• STATED PROBLEM:
Copy each line holding the string "chart".

• DATA PROVIDED:
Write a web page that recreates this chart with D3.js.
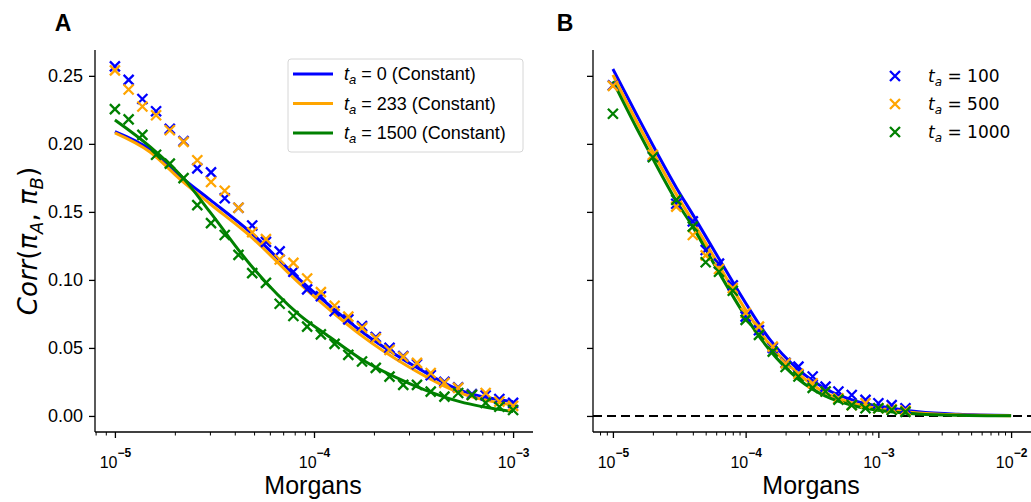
<!DOCTYPE html>
<html>
<head>
<meta charset="utf-8">
<script src="https://cdn.jsdelivr.net/npm/d3@7"></script>
<style>
  body { margin: 0; background: #fff; }
  svg text { font-family: "Liberation Sans", Arial, sans-serif; fill: #000; }
</style>
</head>
<body>
<div id="chart"></div>
<script>
// ---- data ----
// panel A: simulated points (logspace 1e-5 .. 1e-3, 30 points)
const aX = [1.000e-5, 1.172e-5, 1.374e-5, 1.610e-5, 1.887e-5, 2.212e-5, 2.593e-5, 3.039e-5, 3.562e-5, 4.175e-5,
            4.894e-5, 5.736e-5, 6.723e-5, 7.880e-5, 9.237e-5, 1.083e-4, 1.269e-4, 1.487e-4, 1.743e-4, 2.043e-4,
            2.395e-4, 2.807e-4, 3.290e-4, 3.857e-4, 4.520e-4, 5.298e-4, 6.210e-4, 7.279e-4, 8.532e-4, 1.000e-3];
const aBlue = [0.257, 0.247, 0.233, 0.224, 0.211, 0.202, 0.182, 0.179, 0.160, 0.153,
               0.140, 0.128, 0.121, 0.106, 0.093, 0.088, 0.077, 0.071, 0.066, 0.058,
               0.050, 0.044, 0.038, 0.030, 0.025, 0.021, 0.016, 0.015, 0.0125, 0.0096];
const aOrange = [0.254, 0.240, 0.2275, 0.221, 0.210, 0.2015, 0.188, 0.172, 0.1655, 0.153,
                 0.135, 0.130, 0.115, 0.1125, 0.101, 0.091, 0.081, 0.073, 0.0647, 0.057,
                 0.0485, 0.0434, 0.039, 0.0316, 0.0243, 0.0206, 0.0154, 0.0169, 0.0105, 0.0074];
const aGreen = [0.2255, 0.218, 0.2066, 0.192, 0.1855, 0.1748, 0.155, 0.1417, 0.133, 0.1184,
                0.105, 0.0978, 0.0825, 0.0735, 0.0657, 0.060, 0.053, 0.0449, 0.040, 0.0353,
                0.0289, 0.0228, 0.0228, 0.0179, 0.0142, 0.0169, 0.0154, 0.0096, 0.0068, 0.0044];
// panel A: constant-size theory curves
const aLineX = [1e-5, 1.5e-5, 2.2e-5, 3e-5, 4.8e-5, 8.5e-5, 1.2e-4, 1.7e-4, 3e-4, 5.4e-4, 1e-3];
const aLineBlue = [0.209, 0.196, 0.1745, 0.159, 0.135, 0.100, 0.081, 0.063, 0.039, 0.019, 0.0105];
const aLineOrange = [0.208, 0.194, 0.172, 0.156, 0.132, 0.097, 0.078, 0.060, 0.036, 0.017, 0.008];
const aLineGreen = [0.2176, 0.198, 0.175, 0.150, 0.111, 0.074, 0.058, 0.0424, 0.024, 0.0105, 0.0032];
const aLabels = ["0", "233", "1500"];

// panel B: simulated points
const bX = [1e-5, 2e-5, 3e-5, 4e-5, 5.0e-5, 6.3e-5, 8.0e-5, 1.0e-4, 1.26e-4, 1.6e-4,
            2.0e-4, 2.5e-4, 3.2e-4, 4.0e-4, 5.0e-4, 6.3e-4, 8.0e-4, 1.0e-3, 1.26e-3, 1.6e-3];
const bBlue = [0.243, 0.191, 0.156, 0.143, 0.122, 0.112, 0.096, 0.073, 0.063, 0.050,
               0.039, 0.0363, 0.029, 0.0216, 0.018, 0.0154, 0.0118, 0.0093, 0.008, 0.0057];
const bOrange = [0.2426, 0.1919, 0.1539, 0.133, 0.118, 0.108, 0.094, 0.0757, 0.0657, 0.051,
                 0.0387, 0.031, 0.024, 0.018, 0.013, 0.008, 0.0093, 0.0057, 0.005, 0.004];
const bGreen = [0.2221, 0.1902, 0.1588, 0.1392, 0.113, 0.106, 0.092, 0.0706, 0.0596, 0.0473,
                0.036, 0.029, 0.0206, 0.018, 0.012, 0.008, 0.0057, 0.0057, 0.0044, 0.003];
// panel B: theory curves
const bLineX = [1e-5, 1.5e-5, 2e-5, 3e-5, 4e-5, 6e-5, 1e-4, 1.5e-4, 2.5e-4, 4e-4, 7e-4, 1.2e-3, 2e-3, 4e-3, 1e-2];
const bLineBlue = [0.255, 0.222, 0.199, 0.168, 0.148, 0.119, 0.083, 0.057, 0.034, 0.020, 0.0105, 0.006, 0.003, 0.0012, 0.0004];
const bLineOrange = [0.2507, 0.217, 0.194, 0.163, 0.143, 0.114, 0.078, 0.053, 0.031, 0.017, 0.0085, 0.0045, 0.0022, 0.0008, 0.0002];
const bLineGreen = [0.246, 0.212, 0.189, 0.158, 0.139, 0.109, 0.073, 0.049, 0.027, 0.0145, 0.0068, 0.0033, 0.0015, 0.0005, 0.0001];
const bLabels = ["100", "500", "1000"];

const colors = ["#0000ff", "#ffa500", "#008000"];
const yTicks = [0, 0.05, 0.10, 0.15, 0.20, 0.25];

// ---- layout ----
const W = 1031, H = 502;
const plotTop = 50, plotBottom = 432;

const svg = d3.select("#chart").append("svg")
    .attr("width", W)
    .attr("height", H);

const y = d3.scaleLinear().domain([-0.0118, 0.269]).range([plotBottom, plotTop]);
const xA = d3.scaleLog().domain([Math.pow(10, -5.1), Math.pow(10, -2.9)]).range([95, 533]);
const xB = d3.scaleLog().domain([Math.pow(10, -5.15), Math.pow(10, -1.85)]).range([593, 1031]);

const xMark = "M-5,-5L5,5M-5,5L5,-5";

function minorTicks(x) {
    const [d0, d1] = x.domain();
    const out = [];
    for (let e = -6; e <= -1; e++) {
        for (let m = 2; m <= 9; m++) {
            const v = m * Math.pow(10, e);
            if (v >= d0 && v <= d1) out.push(v);
        }
    }
    return out;
}

function drawAxes(x, majors, showYLabels) {
    const [x0, x1] = x.range();
    // minor x ticks
    svg.append("g")
        .attr("transform", `translate(0,${plotBottom})`)
        .call(d3.axisBottom(x).tickValues(minorTicks(x)).tickSize(3.5).tickFormat(""))
        .call(g => g.select(".domain").remove())
        .call(g => g.selectAll("line").attr("stroke", "#000").attr("stroke-width", 1));
    // major x ticks
    const gx = svg.append("g")
        .attr("transform", `translate(0,${plotBottom})`)
        .call(d3.axisBottom(x).tickValues(majors).tickSize(6).tickPadding(6).tickFormat(""));
    gx.select(".domain").attr("stroke", "#000").attr("stroke-width", 1.3).attr("d", `M${x0},0H${x1}`);
    gx.selectAll("line").attr("stroke", "#000").attr("stroke-width", 1.3);
    gx.selectAll(".tick").each(function (d) {
        const t = d3.select(this).append("text")
            .attr("y", 36)
            .attr("text-anchor", "middle")
            .style("font-size", "16px");
        t.append("tspan").text("10");
        t.append("tspan").attr("dy", -11).style("font-size", "12px").style("font-weight", "bold")
            .text("\u2212" + Math.round(-Math.log10(d)));
    });
    // y axis
    const gy = svg.append("g")
        .attr("transform", `translate(${x0},0)`)
        .call(d3.axisLeft(y).tickValues(yTicks).tickSize(6).tickPadding(6)
            .tickFormat(showYLabels ? d3.format(".2f") : ""));
    gy.select(".domain").attr("stroke", "#000").attr("stroke-width", 1.3).attr("d", `M0,${plotTop}V${plotBottom}`);
    gy.selectAll("line").attr("stroke", "#000").attr("stroke-width", 1.3);
    gy.selectAll("text").style("font-size", "18px").attr("fill", "#000");
    // x title
    svg.append("text")
        .attr("x", (x0 + x1) / 2 - 1)
        .attr("y", 494)
        .attr("text-anchor", "middle")
        .style("font-size", "25px")
        .text("Morgans");
}

function drawSeries(x, lineX, lines, ptX, pts) {
    const line = d3.line()
        .x((d, i) => x(lineX[i]))
        .y(d => y(d))
        .curve(d3.curveMonotoneX);
    lines.forEach((vals, k) => {
        svg.append("path")
            .attr("d", line(vals))
            .attr("fill", "none")
            .attr("stroke", colors[k])
            .attr("stroke-width", 3);
    });
    pts.forEach((vals, k) => {
        svg.append("g").selectAll("path")
            .data(vals)
            .enter().append("path")
            .attr("transform", (d, i) => `translate(${x(ptX[i])},${y(d)})`)
            .attr("d", xMark)
            .attr("stroke", colors[k])
            .attr("stroke-width", 2.3)
            .attr("fill", "none");
    });
}

// ---- panel A ----
drawAxes(xA, [1e-5, 1e-4, 1e-3], true);
drawSeries(xA, aLineX, [aLineBlue, aLineOrange, aLineGreen], aX, [aBlue, aOrange, aGreen]);

// ---- panel B ----
drawAxes(xB, [1e-5, 1e-4, 1e-3, 1e-2], false);
svg.append("line")
    .attr("x1", xB.range()[0]).attr("x2", xB.range()[1])
    .attr("y1", y(0)).attr("y2", y(0))
    .attr("stroke", "#000")
    .attr("stroke-width", 2)
    .attr("stroke-dasharray", "9,5");
drawSeries(xB, bLineX, [bLineBlue, bLineOrange, bLineGreen], bX, [bBlue, bOrange, bGreen]);

// panel letters
svg.append("text").attr("x", 63).attr("y", 31).attr("text-anchor", "middle")
    .style("font-size", "23px").style("font-weight", "bold").text("A");
svg.append("text").attr("x", 565).attr("y", 31).attr("text-anchor", "middle")
    .style("font-size", "23px").style("font-weight", "bold").text("B");

// y label: Corr(pi_A, pi_B)
const yl = svg.append("text")
    .attr("transform", "translate(37,241) rotate(-90)")
    .attr("text-anchor", "middle")
    .style("font-family", "'DejaVu Sans', sans-serif")
    .style("font-size", "26px");
yl.append("tspan").style("font-style", "italic").text("Corr");
yl.append("tspan").text("(");
yl.append("tspan").style("font-style", "italic").text("\u03c0");
yl.append("tspan").attr("dy", 6).style("font-size", "18px").style("font-style", "italic").text("A");
yl.append("tspan").attr("dy", -6).text(", ");
yl.append("tspan").style("font-style", "italic").text("\u03c0");
yl.append("tspan").attr("dy", 6).style("font-size", "18px").style("font-style", "italic").text("B");
yl.append("tspan").attr("dy", -6).text(")");

// legend A
const legA = svg.append("g");
legA.append("rect")
    .attr("x", 288).attr("y", 59).attr("width", 235).attr("height", 93)
    .attr("rx", 3)
    .attr("fill", "#fff").attr("fill-opacity", 0.8)
    .attr("stroke", "#d6d6d6").attr("stroke-width", 1);
aLabels.forEach((lab, k) => {
    const cy = 74 + k * 29.5;
    legA.append("line")
        .attr("x1", 293).attr("x2", 333).attr("y1", cy).attr("y2", cy)
        .attr("stroke", colors[k]).attr("stroke-width", 3);
    const t = legA.append("text").attr("x", 344).attr("y", cy + 6).style("font-size", "18px");
    t.append("tspan").style("font-style", "italic").text("t");
    t.append("tspan").attr("dy", 4).style("font-size", "13px").style("font-style", "italic").text("a");
    t.append("tspan").attr("dy", -4).text(` = ${lab} (Constant)`);
});

// legend B (no frame)
const legB = svg.append("g");
bLabels.forEach((lab, k) => {
    const cy = 76 + k * 28;
    legB.append("path")
        .attr("transform", `translate(895,${cy})`)
        .attr("d", xMark)
        .attr("stroke", colors[k]).attr("stroke-width", 2.3).attr("fill", "none");
    const t = legB.append("text").attr("x", 928).attr("y", cy + 6)
        .style("font-family", "'DejaVu Sans', sans-serif").style("font-size", "17px");
    t.append("tspan").style("font-style", "italic").text("t");
    t.append("tspan").attr("dy", 4).style("font-size", "12px").style("font-style", "italic").text("a");
    t.append("tspan").attr("dy", -4).text(` = ${lab}`);
});
</script>
</body>
</html>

• RESULT OF THE TASK:
Write a web page that recreates this chart with D3.js.
<div id="chart"></div>
const svg = d3.select("#chart").append("svg")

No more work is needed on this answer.